After a day or two she shut her Instagram down completely for a week. It sounds dramatic, but it removed the constant temptation to check what he, and his friends, are doing. She also blocked his number for a few days, not out of anger, but because she knew she needed space to stabilize.
Then came the part most people get wrong.
She refused to wallow indefinitely.
There were tears, of course. Plenty of them. But she understood that replaying every conversation in her head wasn't going to change the outcome.
Studies show that rumination, the obsessive analyzing of what went wrong, is one of the biggest predictors of prolonged heartbreak.
So instead, we booked a weekend away in a quiet coastal town where she wouldn't run into him. She let herself feel everything properly. We talked for hours, cried a bit more, drank a few-too-many cocktails and by the time we came home there was already a subtle shift. She wasn't healed, but she wasn't drowning anymore either.
Psychologists often recommend intentional distraction early after a breakup, not as avoidance but as a way to give the brain something new to focus on.
Attention is a limited resource. When you're learning, moving, socialising, planning, your mind has less space to replay pain on a loop. So get busy.
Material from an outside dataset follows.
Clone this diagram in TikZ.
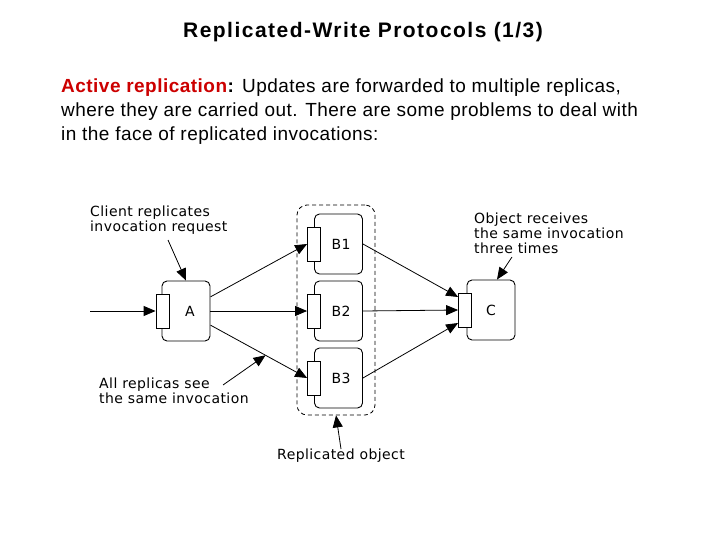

We instantly planned another trip the following week. Something to look forward to. Something that belonged entirely to her life now and not the relationship.
Side note: there is something quite glorious about having your best friend back in full force, even if the reason is relationship chaos.
The biggest shift, though, came next. She started building a life that didn't revolve around him anymore.
For years she had subconsciously put him first. His career, his schedule, his, dare I say it, boring family traditions. Without even realizing it, she'd been orbiting his world. So she stopped.
Instead of asking him to come over and install her new security cameras, she hired someone. Instead of going to Sunday dinners with his family, she created her own tradition of hosting friends. She signed up for tennis lessons and bought clothes that were less ‘trophy wife’ and more ‘single vixen.’
And rather than cancel the holiday they were originally supposed to take together, one to a country she’s always wanted to go, she invited friends instead.
And what do you know... he got curious.
I know exactly how she got him back, and it was a masterclass for anyone nursing a broken heart
Because she 'plot twisted' him. He was expecting her to anxiously reach out, fight him on the breakup, push for them to get back together.
But for the first time in her life, she didn't. She stopped. Took the situation seriously and pivoted. It was glorious to watch.
Eventually, this man cried and booked a plane ticket across the world to see her, determined to win her back before she had even decided whether she wanted him back.
Take note, dear readers.
Because a month earlier she would have taken him back instantly. But having changed her reaction to the initial breakup made all the difference.
By the time he realized he had really stuffed up, she had space and perspective. And had learnt how to form boundaries. Praise be, she had rediscovered her own value.
And that's the part I think most people misunderstand about relationships.
The power was never in getting him back. It was in knowing she would be completely fine if she didn't.
Why do we always doubt ourselves? Annoying habit.
When you genuinely believe you'll survive without someone, you stop negotiating with your self-worth. You stop accepting crumbs. You stop shrinking yourself just to keep the connection alive.
And strangely enough, that is often the exact moment someone realises they don't want to lose you.